» Given request
Would you write out the listing verbatim and skip every picture in it?

» Given data

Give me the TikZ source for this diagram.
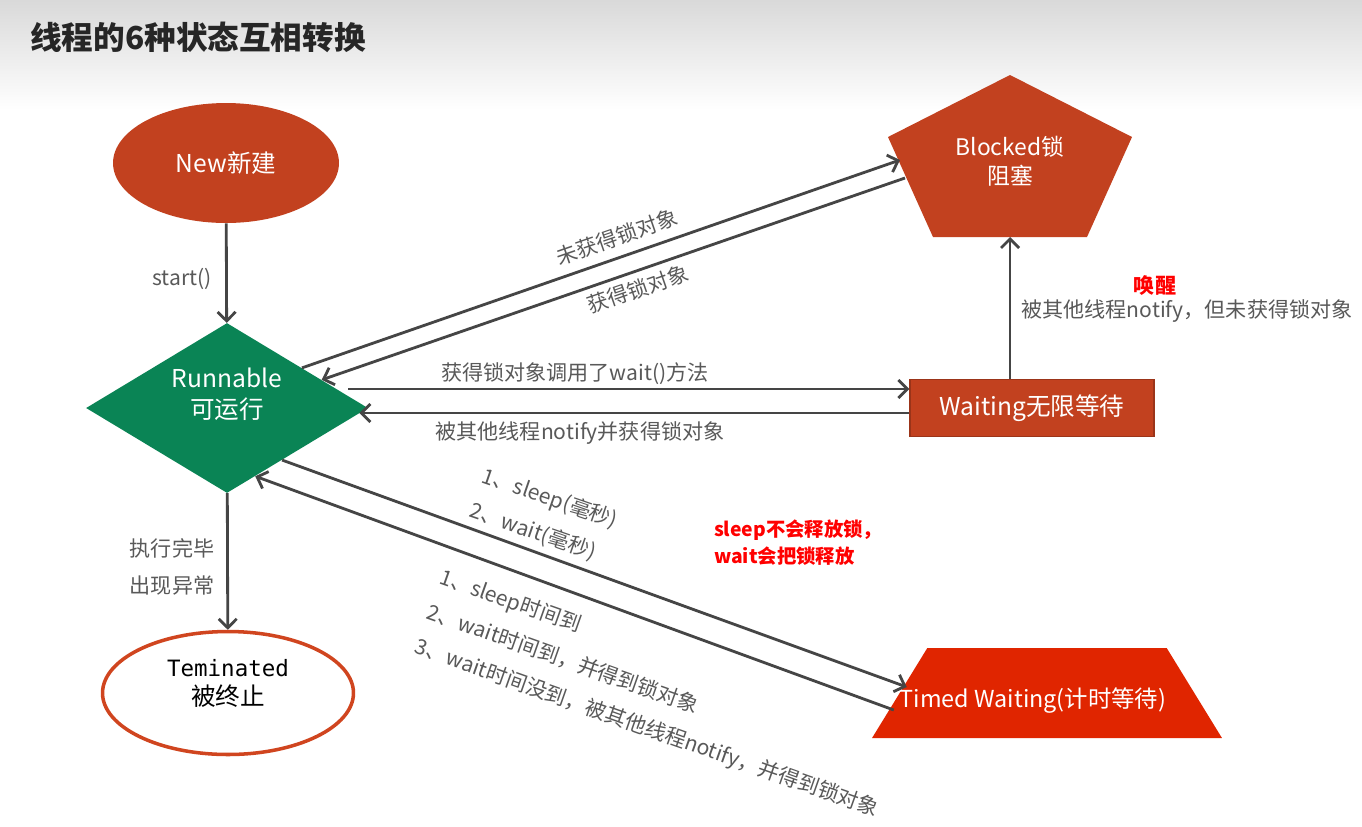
\documentclass[tikz,border=0pt]{standalone}
\usepackage{fontspec}
\setmainfont{Noto Sans CJK SC}
\newfontfamily\monofont{DejaVu Sans Mono}
\usepackage{xcolor}
\usetikzlibrary{shapes.geometric,arrows.meta,calc}

\definecolor{stateRed}{HTML}{C2411F}
\definecolor{timedRed}{HTML}{E02500}
\definecolor{runGreen}{HTML}{0A8455}
\definecolor{lineGray}{HTML}{454545}
\definecolor{labelGray}{HTML}{595959}
\definecolor{termRed}{HTML}{D0451F}
\definecolor{titleGray}{HTML}{D9D9D9}

\tikzset{
  statebox/.style  = {draw=none, fill=#1, inner sep=0pt, text=white,
                      font=\fontsize{14}{17.6}\selectfont, align=center},
  statebox/.default= stateRed,
  newbox/.style    = {statebox, ellipse, minimum width=4.52cm,
                      minimum height=2.4cm},
  runbox/.style    = {statebox=runGreen, diamond, minimum width=5.64cm,
                      minimum height=3.4cm},
  waitbox/.style   = {statebox, rectangle, draw=stateRed!80!black,
                      line width=0.8pt, minimum width=4.88cm,
                      minimum height=1.14cm},
  timedbox/.style  = {statebox=timedRed, trapezium, inner sep=3pt,
                      trapezium left angle=77, trapezium right angle=77,
                      trapezium stretches=true, minimum width=7cm,
                      minimum height=1.8cm},
  termbox/.style   = {ellipse, draw=termRed, line width=2pt, fill=white,
                      minimum width=5.02cm, minimum height=2.46cm},
  statetext/.style = {text=white, inner sep=0pt, align=center,
                      font=\fontsize{14}{17.6}\selectfont},
  edgelabel/.style = {text=labelGray, inner sep=1pt, align=left,
                      font=\fontsize{12}{21}\selectfont},
  notelabel/.style = {text=red, inner sep=1pt, align=left,
                      font=\bfseries\fontsize{11}{15.4}\selectfont},
  myarrow/.style   = {-{Straight Barb[length=1.8mm,width=3.6mm]},
                      line width=1.6pt, draw=lineGray},
}

\begin{document}
\begin{tikzpicture}[x=0.02cm, y=-0.02cm]

  %% ---- Page and title ----
  \useasboundingbox[fill=white] (0,0) rectangle (1362,826);
  \shade[top color=titleGray, bottom color=white] (0,0) rectangle (1362,110);
  \node[anchor=west, text=black!85, inner sep=0pt,
        font=\bfseries\fontsize{18}{22}\selectfont]
        (title) at (30,37) {线程的6种状态互相转换};

  %% ---- States ----
  \node[newbox]   (new)   at (226,163)  {New新建};
  \node[runbox]   (run)   at (227,408)  {};
  \node[statetext] (runtxt) at (227,394) {Runnable\\可运行};
  \node[waitbox]  (wait)  at (1032,408) {Waiting无限等待};
  \node[timedbox] (timed) at (1047,693) {};
  \node[statetext, font=\fontsize{13.3}{16}\selectfont]
        (timedtxt) at (1033,701) {Timed Waiting(计时等待)};
  \node[termbox]  (term)  at (228,693)  {};
  \node[inner sep=0pt, align=center, font=\fontsize{14}{16.5}\selectfont]
        (termtxt) at (228,683) {{\monofont\fontsize{12.8}{15}\selectfont Teminated}\\被终止};

  %% ---- Blocked (pentagon) ----
  \coordinate (blkTop)   at (1010,75);
  \coordinate (blkRight) at (1132,137);
  \coordinate (blkBR)    at (1087,237);
  \coordinate (blkBL)    at (933,237);
  \coordinate (blkLeft)  at (888,137);
  \fill[stateRed] (blkTop) -- (blkRight) -- (blkBR) -- (blkBL)
        -- (blkLeft) -- cycle;
  \node[statetext, font=\fontsize{13}{16.5}\selectfont]
        (blocked) at (1010,161) {Blocked锁\\阻塞};
  \coordinate (blkIn)    at (900,160);
  \coordinate (blkOut)   at (905,178);
  \coordinate (blkSouth) at (1010,237);

  %% ---- Arrows: new / terminated ----
  \draw[myarrow] (new) -- (run);
  \draw[myarrow] (run) -- (term);

  %% ---- Arrows: blocked ----
  \draw[myarrow] ($(run.north)!0.53!(run.east)$) -- (blkIn);
  \draw[myarrow] (blkOut) -- ($(run.north)!0.67!(run.east)$);

  %% ---- Arrows: waiting ----
  \draw[myarrow] ([xshift=-0.4cm,yshift=0.38cm]run.east)
        -- ([yshift=0.38cm]wait.west);
  \draw[myarrow] ([yshift=-0.1cm]wait.west)
        -- ([xshift=-0.18cm,yshift=-0.1cm]run.east);
  \draw[myarrow] (wait.north -| blkSouth) -- (blkSouth);

  %% ---- Arrows: timed waiting ----
  \draw[myarrow] ($(run.east)!0.61!(run.south)$)
        -- ([xshift=0.15cm,yshift=0.12cm]timed.west);
  \draw[myarrow] ([xshift=-0.11cm,yshift=-0.34cm]timed.west)
        -- ($(run.south)!0.2!(run.east)$);

  %% ---- Labels ----
  \node[edgelabel] (lblStart)  at (182,279) {start()};
  \node[edgelabel] (lblEnd)    at (172,567) {执行完毕\\出现异常};
  \node[edgelabel, rotate=19] (lblNoLock)  at (617,237) {未获得锁对象};
  \node[edgelabel, rotate=19] (lblGetLock) at (638,289) {获得锁对象};
  \node[edgelabel] (lblWait)   at (575,374) {获得锁对象调用了wait()方法};
  \node[edgelabel] (lblNotify) at (580,433) {被其他线程notify并获得锁对象};
  \node[notelabel, font=\bfseries\fontsize{12}{15}\selectfont]
        (lblWake)   at (1155,286) {唤醒};
  \node[edgelabel] (lblWakeNote) at (1187,311) {被其他线程notify，但未获得锁对象};
  \node[edgelabel, rotate=-19] (lblSleep) at (544,516)
        {1、sleep(毫秒)\\2、wait(毫秒)};
  \node[edgelabel, rotate=-19.5] (lblBack) at (659,694)
        {1、sleep时间到\\2、wait时间到，并得到锁对象\\3、wait时间没到，被其他线程notify，并得到锁对象};
  \node[notelabel, anchor=west] (lblNote) at (712,543)
        {sleep不会释放锁，\\wait会把锁释放};

\end{tikzpicture}
\end{document}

» Right answer
Give me the TikZ source for this diagram.
\documentclass[tikz,border=0pt]{standalone}
\usepackage{fontspec}
\setmainfont{Noto Sans CJK SC}
\newfontfamily\monofont{DejaVu Sans Mono}
\usepackage{xcolor}
\usetikzlibrary{shapes.geometric,arrows.meta,calc}

\definecolor{stateRed}{HTML}{C2411F}
\definecolor{timedRed}{HTML}{E02500}
\definecolor{runGreen}{HTML}{0A8455}
\definecolor{lineGray}{HTML}{454545}
\definecolor{labelGray}{HTML}{595959}
\definecolor{termRed}{HTML}{D0451F}
\definecolor{titleGray}{HTML}{D9D9D9}

\tikzset{
  statebox/.style  = {draw=none, fill=#1, inner sep=0pt, text=white,
                      font=\fontsize{14}{17.6}\selectfont, align=center},
  statebox/.default= stateRed,
  newbox/.style    = {statebox, ellipse, minimum width=4.52cm,
                      minimum height=2.4cm},
  runbox/.style    = {statebox=runGreen, diamond, minimum width=5.64cm,
                      minimum height=3.4cm},
  waitbox/.style   = {statebox, rectangle, draw=stateRed!80!black,
                      line width=0.8pt, minimum width=4.88cm,
                      minimum height=1.14cm},
  timedbox/.style  = {statebox=timedRed, trapezium, inner sep=3pt,
                      trapezium left angle=77, trapezium right angle=77,
                      trapezium stretches=true, minimum width=7cm,
                      minimum height=1.8cm},
  termbox/.style   = {ellipse, draw=termRed, line width=2pt, fill=white,
                      minimum width=5.02cm, minimum height=2.46cm},
  statetext/.style = {text=white, inner sep=0pt, align=center,
                      font=\fontsize{14}{17.6}\selectfont},
  edgelabel/.style = {text=labelGray, inner sep=1pt, align=left,
                      font=\fontsize{12}{21}\selectfont},
  notelabel/.style = {text=red, inner sep=1pt, align=left,
                      font=\bfseries\fontsize{11}{15.4}\selectfont},
  myarrow/.style   = {-{Straight Barb[length=1.8mm,width=3.6mm]},
                      line width=1.6pt, draw=lineGray},
}

\begin{document}
\begin{tikzpicture}[x=0.02cm, y=-0.02cm]

  %% ---- Page and title ----
  \useasboundingbox[fill=white] (0,0) rectangle (1362,826);
  \shade[top color=titleGray, bottom color=white] (0,0) rectangle (1362,110);
  \node[anchor=west, text=black!85, inner sep=0pt,
        font=\bfseries\fontsize{18}{22}\selectfont]
        (title) at (30,37) {线程的6种状态互相转换};

  %% ---- States ----
  \node[newbox]   (new)   at (226,163)  {New新建};
  \node[runbox]   (run)   at (227,408)  {};
  \node[statetext] (runtxt) at (227,394) {Runnable\\可运行};
  \node[waitbox]  (wait)  at (1032,408) {Waiting无限等待};
  \node[timedbox] (timed) at (1047,693) {};
  \node[statetext, font=\fontsize{13.3}{16}\selectfont]
        (timedtxt) at (1033,701) {Timed Waiting(计时等待)};
  \node[termbox]  (term)  at (228,693)  {};
  \node[inner sep=0pt, align=center, font=\fontsize{14}{16.5}\selectfont]
        (termtxt) at (228,683) {{\monofont\fontsize{12.8}{15}\selectfont Teminated}\\被终止};

  %% ---- Blocked (pentagon) ----
  \coordinate (blkTop)   at (1010,75);
  \coordinate (blkRight) at (1132,137);
  \coordinate (blkBR)    at (1087,237);
  \coordinate (blkBL)    at (933,237);
  \coordinate (blkLeft)  at (888,137);
  \fill[stateRed] (blkTop) -- (blkRight) -- (blkBR) -- (blkBL)
        -- (blkLeft) -- cycle;
  \node[statetext, font=\fontsize{13}{16.5}\selectfont]
        (blocked) at (1010,161) {Blocked锁\\阻塞};
  \coordinate (blkIn)    at (900,160);
  \coordinate (blkOut)   at (905,178);
  \coordinate (blkSouth) at (1010,237);

  %% ---- Arrows: new / terminated ----
  \draw[myarrow] (new) -- (run);
  \draw[myarrow] (run) -- (term);

  %% ---- Arrows: blocked ----
  \draw[myarrow] ($(run.north)!0.53!(run.east)$) -- (blkIn);
  \draw[myarrow] (blkOut) -- ($(run.north)!0.67!(run.east)$);

  %% ---- Arrows: waiting ----
  \draw[myarrow] ([xshift=-0.4cm,yshift=0.38cm]run.east)
        -- ([yshift=0.38cm]wait.west);
  \draw[myarrow] ([yshift=-0.1cm]wait.west)
        -- ([xshift=-0.18cm,yshift=-0.1cm]run.east);
  \draw[myarrow] (wait.north -| blkSouth) -- (blkSouth);

  %% ---- Arrows: timed waiting ----
  \draw[myarrow] ($(run.east)!0.61!(run.south)$)
        -- ([xshift=0.15cm,yshift=0.12cm]timed.west);
  \draw[myarrow] ([xshift=-0.11cm,yshift=-0.34cm]timed.west)
        -- ($(run.south)!0.2!(run.east)$);

  %% ---- Labels ----
  \node[edgelabel] (lblStart)  at (182,279) {start()};
  \node[edgelabel] (lblEnd)    at (172,567) {执行完毕\\出现异常};
  \node[edgelabel, rotate=19] (lblNoLock)  at (617,237) {未获得锁对象};
  \node[edgelabel, rotate=19] (lblGetLock) at (638,289) {获得锁对象};
  \node[edgelabel] (lblWait)   at (575,374) {获得锁对象调用了wait()方法};
  \node[edgelabel] (lblNotify) at (580,433) {被其他线程notify并获得锁对象};
  \node[notelabel, font=\bfseries\fontsize{12}{15}\selectfont]
        (lblWake)   at (1155,286) {唤醒};
  \node[edgelabel] (lblWakeNote) at (1187,311) {被其他线程notify，但未获得锁对象};
  \node[edgelabel, rotate=-19] (lblSleep) at (544,516)
        {1、sleep(毫秒)\\2、wait(毫秒)};
  \node[edgelabel, rotate=-19.5] (lblBack) at (659,694)
        {1、sleep时间到\\2、wait时间到，并得到锁对象\\3、wait时间没到，被其他线程notify，并得到锁对象};
  \node[notelabel, anchor=west] (lblNote) at (712,543)
        {sleep不会释放锁，\\wait会把锁释放};

\end{tikzpicture}
\end{document}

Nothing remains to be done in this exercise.